# 2005 X-Series Schedule and info.



## TritonBill (Apr 9, 2004)

Last night at our banquet we officially announced the schedule for 2005! 

The schedule is as follows:

Sunday, April 24th 2005 - Mosquito Lake at the State Park ramp
7 a.m. - 3 p.m.

Sunday, May 15th 2005 - Portage Lake at New State Park ramp
6:30 a.m. - 2:30 p.m.

Sunday, June 5th 2005 - Berlin Resevoir at Bonner Road ramp
6 a.m. - 2 p.m.

Sunday, June 26th 2005 - Presque Isle at Erie, PA
6 a.m. - 2 p.m.

Sunday, July 24th 2005 - Chautauqua Lake at Long Point ramp
6 a.m. - 2 p.m.

Sunday, August 14th 2005 - Lake Erie at Black River ramp.
6:30 a.m. - 2:30 p.m.

CHAMPIONSHIP will be back at Chautauqua Lake in New York
September 24 and 25th.

The X-Series website will be updated soon!

Looks like its going to be another great year!

X-Series Webmaster
http://www.thex-series.com


----------



## EYE MISOR (Jun 21, 2004)

i heard vics sporting was gonna do a walleye series anyone else here that


thanks bob


----------



## TritonBill (Apr 9, 2004)

I haven't heard anything about it but feel free to give Vic's Sports Center a call to find out. There number is: (330) 673-7600.


----------



## Reel Man (Jul 4, 2004)

Bill, Will you be fishing this year? I've actually been eyeing the schedule myself and was talking with Vic about it at the boat show.


----------



## TritonBill (Apr 9, 2004)

I haven't made my mind up yet about the X-Series. I'll be doing the web stuff and helping them out that way but not sure about fishing it.

Currently I'm set to do 4 open tournies in the 100% Payback events that Rory Franks runs...I'm also signed up in our local bass club, Berlin Basscasters.

I'm trying to leave a much play time as possible so I can go to Erie and crappie fish also this spring. 



Reel Man said:


> Bill, Will you be fishing this year?
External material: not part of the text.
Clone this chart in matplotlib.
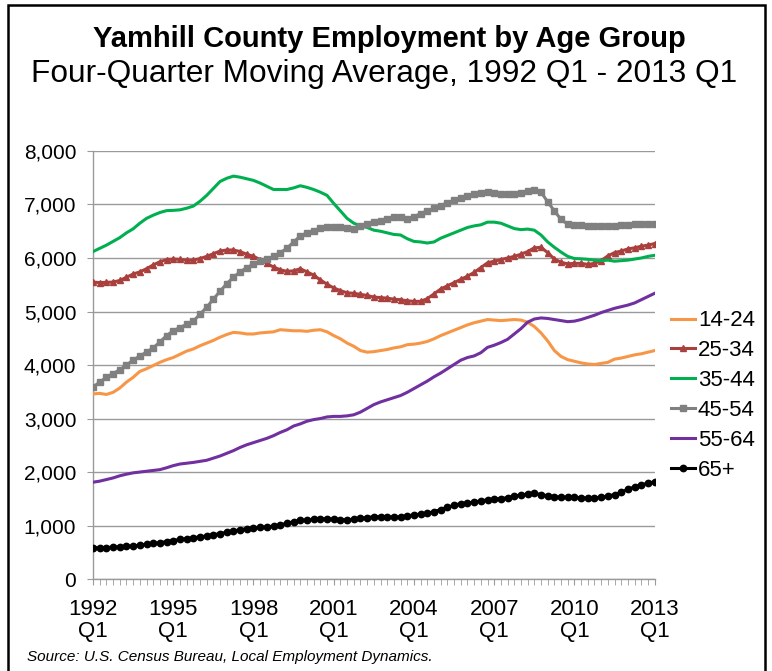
import matplotlib
matplotlib.use('Agg')
import matplotlib.pyplot as plt
import matplotlib.patches as patches
import numpy as np

# quarterly four-quarter moving averages, 1992 Q1 .. 2013 Q1 (85 quarters)
tick_labels = ['1992\nQ1', '1995\nQ1', '1998\nQ1', '2001\nQ1', '2004\nQ1', '2007\nQ1', '2010\nQ1', '2013\nQ1']
series_names = ['14-24', '25-34', '35-44', '45-54', '55-64', '65+']

age_14_24 = [3460, 3470, 3450, 3490, 3570, 3680, 3770, 3880, 3930, 3990, 4050, 4100, 4140, 4200, 4260,
             4300, 4360, 4410, 4460, 4520, 4570, 4610, 4600, 4580, 4580, 4600, 4610, 4620, 4660, 4650,
             4640, 4640, 4630, 4650, 4660, 4620, 4550, 4490, 4410, 4350, 4270, 4240, 4250, 4270, 4290,
             4320, 4340, 4380, 4390, 4410, 4440, 4490, 4550, 4600, 4650, 4700, 4750, 4790, 4820, 4850,
             4840, 4830, 4840, 4850, 4840, 4800, 4720, 4600, 4450, 4270, 4160, 4100, 4070, 4040, 4020,
             4010, 4030, 4050, 4110, 4130, 4160, 4190, 4210, 4240, 4270]
age_25_34 = [5550, 5540, 5545, 5550, 5580, 5640, 5700, 5740, 5800, 5870, 5930, 5970, 5980, 5975, 5960,
             5960, 5990, 6030, 6080, 6130, 6150, 6150, 6120, 6070, 6030, 5970, 5900, 5830, 5780, 5750,
             5760, 5800, 5740, 5680, 5590, 5510, 5440, 5390, 5350, 5340, 5320, 5300, 5270, 5260, 5250,
             5230, 5220, 5200, 5190, 5190, 5240, 5330, 5420, 5480, 5540, 5600, 5660, 5730, 5820, 5910,
             5940, 5970, 6000, 6030, 6070, 6120, 6190, 6200, 6100, 5980, 5920, 5890, 5900, 5900, 5880,
             5900, 5950, 6040, 6100, 6130, 6170, 6190, 6220, 6240, 6270]
age_35_44 = [6120, 6180, 6240, 6310, 6380, 6470, 6545, 6650, 6740, 6800, 6850, 6885, 6890, 6900, 6930,
             6970, 7060, 7170, 7300, 7430, 7490, 7530, 7510, 7480, 7450, 7400, 7340, 7280, 7280, 7280,
             7310, 7350, 7320, 7280, 7230, 7170, 7020, 6880, 6740, 6650, 6600, 6570, 6520, 6500, 6470,
             6440, 6430, 6360, 6310, 6300, 6280, 6300, 6370, 6420, 6470, 6520, 6570, 6600, 6620, 6670,
             6670, 6650, 6600, 6550, 6530, 6540, 6520, 6430, 6300, 6200, 6110, 6030, 5990, 5985, 5975,
             5960, 5950, 5960, 5940, 5950, 5960, 5980, 6000, 6030, 6050]
age_45_54 = [3590, 3680, 3770, 3840, 3910, 4000, 4090, 4170, 4240, 4320, 4430, 4550, 4640, 4700, 4760,
             4820, 4950, 5080, 5230, 5380, 5520, 5640, 5740, 5820, 5880, 5940, 5980, 6030, 6100, 6180,
             6300, 6410, 6470, 6510, 6560, 6580, 6580, 6570, 6560, 6550, 6590, 6630, 6670, 6700, 6730,
             6760, 6760, 6730, 6770, 6830, 6880, 6930, 6980, 7030, 7080, 7120, 7160, 7200, 7220, 7240,
             7220, 7190, 7190, 7190, 7210, 7260, 7270, 7230, 7050, 6880, 6720, 6630, 6620, 6610, 6600,
             6600, 6600, 6600, 6600, 6610, 6620, 6630, 6630, 6630, 6630]
age_55_64 = [1810, 1830, 1860, 1890, 1930, 1960, 1985, 2000, 2015, 2030, 2045, 2080, 2120, 2150, 2165,
             2180, 2200, 2220, 2260, 2300, 2350, 2400, 2460, 2510, 2550, 2590, 2630, 2680, 2740, 2790,
             2860, 2900, 2950, 2980, 3000, 3030, 3040, 3040, 3050, 3070, 3120, 3190, 3260, 3310, 3350,
             3390, 3430, 3490, 3560, 3630, 3700, 3780, 3850, 3930, 4010, 4090, 4140, 4170, 4230, 4330,
             4370, 4420, 4480, 4580, 4680, 4800, 4860, 4880, 4870, 4850, 4830, 4810, 4820, 4850, 4890,
             4930, 4980, 5020, 5060, 5090, 5120, 5160, 5220, 5280, 5340]
age_65_plus = [580, 585, 590, 595, 600, 610, 620, 635, 650, 665, 680, 700, 720, 740, 755,
               770, 790, 805, 830, 850, 875, 900, 920, 945, 955, 965, 975, 990, 1010, 1045,
               1070, 1095, 1105, 1115, 1125, 1125, 1120, 1110, 1105, 1120, 1135, 1150, 1165, 1165, 1165,
               1155, 1160, 1180, 1200, 1215, 1230, 1260, 1300, 1340, 1380, 1410, 1420, 1440, 1460, 1480,
               1490, 1505, 1520, 1550, 1570, 1590, 1600, 1580, 1555, 1535, 1530, 1530, 1525, 1520, 1510,
               1520, 1530, 1550, 1580, 1620, 1680, 1720, 1760, 1790, 1820]

plt.rcParams['font.family'] = ['Liberation Sans', 'DejaVu Sans']

fig = plt.figure(figsize=(7.72, 6.71), dpi=100)
ax = fig.add_axes([0.1205, 0.137, 0.7275, 0.638])

quarters = np.arange(len(age_14_24))
# line color / marker per series
colors = ['#F79646', '#A9403D', '#00B050', '#808080', '#7030A0', '#000000']
markers = [None, '^', None, 's', None, 'o']
msizes = [0, 4.5, 0, 4.2, 0, 4.6]
data = [age_14_24, age_25_34, age_35_44, age_45_54, age_55_64, age_65_plus]

for vals, name, c, m, ms in zip(data, series_names, colors, markers, msizes):
    ax.plot(quarters, vals, color=c, lw=2.2, marker=m, markersize=ms, label=name, zorder=3)

ax.set_xlim(0, len(quarters) - 1)
ax.set_ylim(0, 8000)
ax.set_yticks(np.arange(0, 8001, 1000))
ax.set_yticklabels(['0'] + ['{:,}'.format(v) for v in range(1000, 8001, 1000)])
ax.set_xticks(np.arange(0, len(quarters), 12))
ax.set_xticklabels(tick_labels, linespacing=1.12)
ax.set_xticks(quarters, minor=True)

ax.grid(axis='y', color='#9a9a9a', lw=1.0)
ax.set_axisbelow(True)
for s in ['top', 'right']:
    ax.spines[s].set_visible(False)
for s in ['left', 'bottom']:
    ax.spines[s].set_color('#9a9a9a')
    ax.spines[s].set_linewidth(1.0)
ax.tick_params(axis='y', length=4, color='#9a9a9a', labelsize=15, pad=8)
ax.tick_params(axis='x', which='both', length=4, color='#9a9a9a', labelsize=16, pad=10)

ax.legend(loc='upper left', bbox_to_anchor=(0.855, 0.554), bbox_transform=fig.transFigure,
          frameon=False, fontsize=16, handlelength=1.05, handletextpad=0.15,
          labelspacing=0.4, numpoints=1, borderpad=0)

fig.text(0.505, 0.942, 'Yamhill County Employment by Age Group', ha='center', va='center',
         fontsize=21, fontweight='bold')
fig.text(0.497, 0.890, 'Four-Quarter Moving Average, 1992 Q1 - 2013 Q1', ha='center', va='center',
         fontsize=22.8)
fig.text(0.035, 0.021, 'Source: U.S. Census Bureau, Local Employment Dynamics.', ha='left', va='center',
         fontsize=11, style='italic')

# outer border of the chart box
fig.patches.append(patches.Rectangle((8 / 772, -0.1), 757 / 772, 1.1 - 5 / 671, fill=False,
                                     lw=1.8, edgecolor='black', transform=fig.transFigure))

fig.savefig('out.png', dpi=100)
I've actually been eyeing the schedule myself and was talking with Vic about it at the boat show.


----------



## Nipididdee (Apr 19, 2004)

Hey Bill very happy to hear of your plans!!! Keep an eye on the online roster to make sure you dont get shut out!!!

How you gonna get away with webmastering the x page and not fishn???!!! You gotta go for at least a couple!!!
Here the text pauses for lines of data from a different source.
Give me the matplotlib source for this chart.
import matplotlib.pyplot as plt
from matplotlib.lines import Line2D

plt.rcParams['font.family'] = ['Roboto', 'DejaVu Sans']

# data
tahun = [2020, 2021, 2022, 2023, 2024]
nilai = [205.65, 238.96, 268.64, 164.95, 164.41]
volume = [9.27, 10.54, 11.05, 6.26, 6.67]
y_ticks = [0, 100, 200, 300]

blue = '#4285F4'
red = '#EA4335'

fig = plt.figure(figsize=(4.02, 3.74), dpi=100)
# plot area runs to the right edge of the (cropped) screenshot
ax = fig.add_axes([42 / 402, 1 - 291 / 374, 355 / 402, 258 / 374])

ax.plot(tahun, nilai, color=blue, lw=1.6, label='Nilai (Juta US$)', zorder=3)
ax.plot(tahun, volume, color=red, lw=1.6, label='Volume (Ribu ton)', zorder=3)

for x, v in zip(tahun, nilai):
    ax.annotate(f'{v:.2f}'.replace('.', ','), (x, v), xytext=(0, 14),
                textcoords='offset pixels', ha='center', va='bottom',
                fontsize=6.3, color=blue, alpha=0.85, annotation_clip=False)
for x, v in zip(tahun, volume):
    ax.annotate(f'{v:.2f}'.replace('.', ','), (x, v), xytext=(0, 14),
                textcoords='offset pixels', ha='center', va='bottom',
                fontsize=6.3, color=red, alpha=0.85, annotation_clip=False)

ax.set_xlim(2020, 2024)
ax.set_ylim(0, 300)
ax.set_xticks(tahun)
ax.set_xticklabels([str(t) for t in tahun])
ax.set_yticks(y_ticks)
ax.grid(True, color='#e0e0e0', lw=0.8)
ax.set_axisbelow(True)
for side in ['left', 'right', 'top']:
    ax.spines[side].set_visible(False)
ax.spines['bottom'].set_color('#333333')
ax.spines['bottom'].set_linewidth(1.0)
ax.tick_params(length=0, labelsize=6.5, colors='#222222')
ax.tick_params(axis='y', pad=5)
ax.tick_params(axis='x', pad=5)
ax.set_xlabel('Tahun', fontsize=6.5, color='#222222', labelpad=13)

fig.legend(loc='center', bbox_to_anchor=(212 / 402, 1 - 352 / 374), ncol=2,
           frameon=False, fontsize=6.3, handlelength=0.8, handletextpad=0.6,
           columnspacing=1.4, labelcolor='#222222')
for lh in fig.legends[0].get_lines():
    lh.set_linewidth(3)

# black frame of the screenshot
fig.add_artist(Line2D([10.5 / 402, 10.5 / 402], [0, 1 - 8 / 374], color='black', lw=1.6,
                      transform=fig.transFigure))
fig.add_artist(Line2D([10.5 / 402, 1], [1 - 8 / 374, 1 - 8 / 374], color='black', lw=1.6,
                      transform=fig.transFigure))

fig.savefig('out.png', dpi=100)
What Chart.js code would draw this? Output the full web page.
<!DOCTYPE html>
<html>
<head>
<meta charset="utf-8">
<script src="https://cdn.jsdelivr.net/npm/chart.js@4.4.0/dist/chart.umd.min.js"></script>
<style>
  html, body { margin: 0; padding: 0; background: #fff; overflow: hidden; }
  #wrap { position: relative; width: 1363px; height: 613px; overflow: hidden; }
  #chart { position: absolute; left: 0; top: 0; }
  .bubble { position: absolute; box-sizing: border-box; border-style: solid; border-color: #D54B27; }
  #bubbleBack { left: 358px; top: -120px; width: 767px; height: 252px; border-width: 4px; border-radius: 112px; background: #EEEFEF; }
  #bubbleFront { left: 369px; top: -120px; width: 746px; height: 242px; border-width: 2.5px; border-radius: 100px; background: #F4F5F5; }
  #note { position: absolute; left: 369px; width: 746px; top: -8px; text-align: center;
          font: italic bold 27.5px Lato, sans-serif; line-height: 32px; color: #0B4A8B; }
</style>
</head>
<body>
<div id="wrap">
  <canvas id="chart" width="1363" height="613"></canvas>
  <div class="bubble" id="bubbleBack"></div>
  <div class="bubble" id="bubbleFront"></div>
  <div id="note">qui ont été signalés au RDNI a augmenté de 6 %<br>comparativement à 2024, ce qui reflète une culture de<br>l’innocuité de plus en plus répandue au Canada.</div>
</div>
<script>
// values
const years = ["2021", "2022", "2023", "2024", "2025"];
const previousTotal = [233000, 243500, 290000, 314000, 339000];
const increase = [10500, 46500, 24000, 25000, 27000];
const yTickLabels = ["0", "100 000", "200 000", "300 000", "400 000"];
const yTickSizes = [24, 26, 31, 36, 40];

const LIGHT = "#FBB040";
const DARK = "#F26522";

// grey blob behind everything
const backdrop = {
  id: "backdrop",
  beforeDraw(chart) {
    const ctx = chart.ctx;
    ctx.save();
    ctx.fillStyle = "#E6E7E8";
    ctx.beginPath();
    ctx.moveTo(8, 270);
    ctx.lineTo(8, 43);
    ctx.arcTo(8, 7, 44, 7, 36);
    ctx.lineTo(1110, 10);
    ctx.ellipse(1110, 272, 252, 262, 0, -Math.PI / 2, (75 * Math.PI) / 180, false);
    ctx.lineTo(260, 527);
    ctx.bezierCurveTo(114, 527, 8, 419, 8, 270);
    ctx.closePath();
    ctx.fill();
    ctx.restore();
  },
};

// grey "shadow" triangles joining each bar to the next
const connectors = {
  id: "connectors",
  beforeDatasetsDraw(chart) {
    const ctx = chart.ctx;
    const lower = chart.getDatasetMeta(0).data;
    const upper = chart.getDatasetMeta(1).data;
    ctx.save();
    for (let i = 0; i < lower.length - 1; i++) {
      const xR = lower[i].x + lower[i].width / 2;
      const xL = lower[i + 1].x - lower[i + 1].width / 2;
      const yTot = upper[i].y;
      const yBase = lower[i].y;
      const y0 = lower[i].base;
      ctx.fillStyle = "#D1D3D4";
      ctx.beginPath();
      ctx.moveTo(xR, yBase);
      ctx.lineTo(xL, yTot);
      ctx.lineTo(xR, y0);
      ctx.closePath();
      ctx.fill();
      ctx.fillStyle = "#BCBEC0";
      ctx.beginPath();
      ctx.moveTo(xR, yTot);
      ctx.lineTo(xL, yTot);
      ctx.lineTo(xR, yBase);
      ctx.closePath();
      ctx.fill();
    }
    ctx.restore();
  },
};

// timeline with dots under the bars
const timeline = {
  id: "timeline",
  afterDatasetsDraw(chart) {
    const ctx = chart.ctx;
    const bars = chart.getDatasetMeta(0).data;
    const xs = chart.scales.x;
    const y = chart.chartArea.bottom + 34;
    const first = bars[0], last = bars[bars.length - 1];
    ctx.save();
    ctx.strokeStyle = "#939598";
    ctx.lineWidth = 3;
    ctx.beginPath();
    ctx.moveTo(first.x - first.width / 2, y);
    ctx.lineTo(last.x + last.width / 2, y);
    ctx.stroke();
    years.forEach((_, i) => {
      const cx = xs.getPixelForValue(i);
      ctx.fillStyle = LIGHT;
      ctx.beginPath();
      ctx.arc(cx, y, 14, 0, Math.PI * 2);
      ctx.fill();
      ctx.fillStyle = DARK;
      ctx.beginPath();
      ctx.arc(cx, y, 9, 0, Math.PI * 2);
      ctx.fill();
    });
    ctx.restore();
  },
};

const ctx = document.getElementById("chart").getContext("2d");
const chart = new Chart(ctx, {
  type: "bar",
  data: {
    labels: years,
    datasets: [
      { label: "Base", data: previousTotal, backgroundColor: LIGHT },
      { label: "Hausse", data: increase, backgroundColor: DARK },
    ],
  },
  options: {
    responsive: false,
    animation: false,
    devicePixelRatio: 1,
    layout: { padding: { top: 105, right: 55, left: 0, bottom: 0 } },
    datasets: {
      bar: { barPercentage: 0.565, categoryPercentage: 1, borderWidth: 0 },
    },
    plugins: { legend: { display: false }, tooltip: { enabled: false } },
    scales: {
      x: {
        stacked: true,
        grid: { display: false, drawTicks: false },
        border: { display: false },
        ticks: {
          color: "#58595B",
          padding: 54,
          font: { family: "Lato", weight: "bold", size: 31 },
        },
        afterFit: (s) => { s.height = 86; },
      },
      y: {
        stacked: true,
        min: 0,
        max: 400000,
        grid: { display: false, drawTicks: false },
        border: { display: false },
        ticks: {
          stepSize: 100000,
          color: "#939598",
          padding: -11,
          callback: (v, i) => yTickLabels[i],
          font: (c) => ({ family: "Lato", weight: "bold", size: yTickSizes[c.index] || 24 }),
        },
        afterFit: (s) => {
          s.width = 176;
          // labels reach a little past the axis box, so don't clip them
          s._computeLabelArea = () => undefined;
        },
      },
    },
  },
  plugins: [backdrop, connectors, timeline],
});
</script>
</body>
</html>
Either way - lookn forward to it - from what I gathered at the boat show things should get to that elusive 60 team capped field - ALSO- but not final - looks like some STRATOS boat help - fingers remain crossed!!!!

Nip
www.dobass.com


----------



## ohio bass (Dec 9, 2004)

I will be fishing a couple of opens, and Lakes Trail. Also I am going to fish a couple of tournaments in the Norton Bass Circuit. We fished in that circuit last year and it is a well run circuit. So those are the tournaments I will be fishing this year. Oh Yeah I forgot to mention the Wednsday nighters out at Portage Lakes. Anyone else fish on wednsdays nights at portage?


----------



## goodday (Dec 24, 2004)

triton bill
How can I ghet more info on the berlin basscasters tournaments?


----------



## TritonBill (Apr 9, 2004)

Berlin BassCasters is a club that one gets into by invite from an existing member. We fish 6 tournaments per year a different lakes plus a 2 day championship at the end of the year. We hold meetings from November through March and tourneys from April through September. We have a family day usually in August. We have around 20 members.
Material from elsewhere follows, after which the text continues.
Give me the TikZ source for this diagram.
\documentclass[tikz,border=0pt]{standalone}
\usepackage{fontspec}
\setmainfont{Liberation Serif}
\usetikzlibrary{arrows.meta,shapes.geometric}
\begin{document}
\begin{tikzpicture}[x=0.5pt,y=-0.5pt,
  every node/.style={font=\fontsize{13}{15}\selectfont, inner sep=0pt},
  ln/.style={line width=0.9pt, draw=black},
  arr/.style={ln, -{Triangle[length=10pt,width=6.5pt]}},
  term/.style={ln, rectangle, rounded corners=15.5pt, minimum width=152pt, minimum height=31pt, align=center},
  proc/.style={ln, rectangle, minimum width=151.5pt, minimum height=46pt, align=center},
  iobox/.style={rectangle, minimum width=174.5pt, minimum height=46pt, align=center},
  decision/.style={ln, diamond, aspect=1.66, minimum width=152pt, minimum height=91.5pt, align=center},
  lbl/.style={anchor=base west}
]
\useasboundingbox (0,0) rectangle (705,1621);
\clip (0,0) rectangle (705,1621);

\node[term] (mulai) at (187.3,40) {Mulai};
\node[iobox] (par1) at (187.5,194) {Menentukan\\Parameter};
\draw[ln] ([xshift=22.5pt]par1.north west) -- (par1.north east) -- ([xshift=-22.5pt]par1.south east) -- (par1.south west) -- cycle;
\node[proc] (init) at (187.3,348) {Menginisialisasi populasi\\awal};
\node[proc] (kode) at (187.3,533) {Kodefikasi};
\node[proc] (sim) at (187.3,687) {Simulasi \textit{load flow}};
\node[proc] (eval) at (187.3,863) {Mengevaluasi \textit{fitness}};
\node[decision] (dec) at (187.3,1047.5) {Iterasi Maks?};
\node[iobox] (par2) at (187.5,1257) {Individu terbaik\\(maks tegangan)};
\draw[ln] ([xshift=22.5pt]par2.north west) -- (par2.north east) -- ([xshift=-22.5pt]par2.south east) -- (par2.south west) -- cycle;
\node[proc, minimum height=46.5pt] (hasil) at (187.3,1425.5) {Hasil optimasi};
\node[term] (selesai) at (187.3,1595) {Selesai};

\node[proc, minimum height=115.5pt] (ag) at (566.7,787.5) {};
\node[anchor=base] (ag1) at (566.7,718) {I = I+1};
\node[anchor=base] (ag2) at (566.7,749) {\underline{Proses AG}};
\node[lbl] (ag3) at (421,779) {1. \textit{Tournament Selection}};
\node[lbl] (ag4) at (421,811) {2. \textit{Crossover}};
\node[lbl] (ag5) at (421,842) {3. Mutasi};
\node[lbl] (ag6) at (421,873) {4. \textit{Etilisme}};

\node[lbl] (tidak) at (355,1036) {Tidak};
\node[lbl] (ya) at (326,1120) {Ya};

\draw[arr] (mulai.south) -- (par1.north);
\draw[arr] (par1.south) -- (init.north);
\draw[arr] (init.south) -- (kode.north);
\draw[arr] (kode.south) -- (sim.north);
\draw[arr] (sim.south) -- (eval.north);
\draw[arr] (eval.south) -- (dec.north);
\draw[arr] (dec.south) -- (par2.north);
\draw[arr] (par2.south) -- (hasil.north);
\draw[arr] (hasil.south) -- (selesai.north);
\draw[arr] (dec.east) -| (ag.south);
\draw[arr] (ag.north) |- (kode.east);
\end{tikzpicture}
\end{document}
It's not the easiest club to get into unless you know someone that's in there already and they bring you to a meeting.


----------



## goodday (Dec 24, 2004)

Thanks, I was looking for open week night tournaments on berlin like they used to hold
on thursdays a few yesra back. The X-series schedule looks nice but it looks like one would have to buy licenses for three states to fish all events?


----------



## TritonBill (Apr 9, 2004)

They still have the Thursday night tournies out of Berlin and Dutch Harbor ramp.

X-Series will require 3 licenses this year. You could buy temporary license for PA and NY if you didn't want the yearly fee.



goodday said:


> Thanks, I was looking for open week night tournaments on berlin like they used to hold
> on thursdays a few yesra back. The X-series schedule looks nice but it looks like one would have to buy licenses for three states to fish all events?


----------



## Procraftboats21 (Apr 6, 2004)

I'm going to fish the X-series again and some opens. Like the NOAA on Berlin and the Icebreaker on Portage. hope to make a few thursday nighters on Berlin too..


----------